Where the first four null values indicate "exact match"
(i.e., no distance permitted between the search value and the
database value) and the last one would indicate "no
referrals" (i.e., if it isn't found in your database, quit
and return "not found").  The latter is, I believe, necessary
to enforce/preserve your particular brand of keyword-based
uniqueness. 

Aside: Where your system and this may get into trouble is
  this model assumes that the geographic-location, language, 
  and and industry-code facets will have values based on
  established, consensus-standardized, lists from which the
  database entries are merely choices.  Search vendors don't
  get to make up either the facet names or the names of the
  category values.  Without that constraint, we have a bigger
  mess than the LDAP one, with everyone essentially selecting
  their own schema and values.  In particular, if your
  "service type" isn't isomorphic with the WIPO/Nice list (or
  whatever else is chosen), you will need a mapping function,
  s.t. that <facet-tuple> element becomes 

		{ industry-code MapToNice ("service type") 0 }

  I don't see a problem with doing that, and suspect your
  going through your service-types and checking them against
  the Nice list might be intellectually interesting (and that
  it would ultimately provide value to your customers).

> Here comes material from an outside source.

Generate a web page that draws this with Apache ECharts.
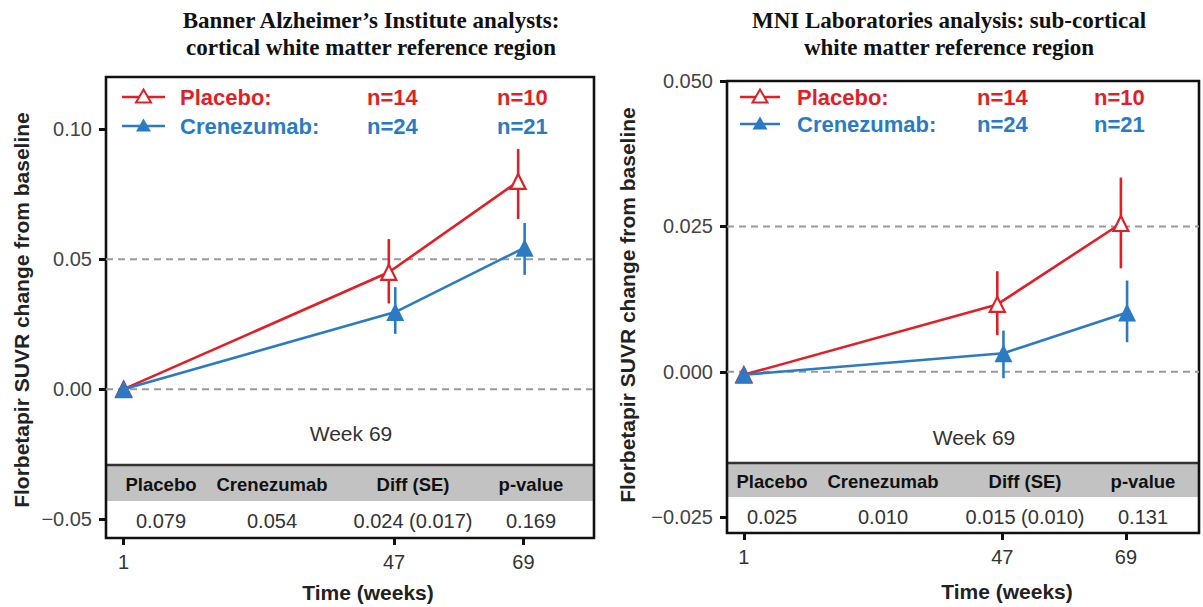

Now, I hope obviously, the important business issue here is
whether generalizing that to the point that users can specify
the additional facets, or different degrees of fuzziness, or
different referral properties, makes sense.  UIs are hard,
users like things simple, and general solutions don't have a
good history in the marketplace, often for precisely those
reasons.  So permitting only an exact-match {common name,
country, language, service type) mechanism to be exposed may
make much more sense than doing something more general.  But
the general _model_ is important, if only because I can prove
it is scalable while I believe that, in the last analysis,
your system is still subject to what we have come to call the
"Joe's Pizza" problem -- far less quickly than "joes.com" or
"joes-pizza.com" would be, but the potential is there.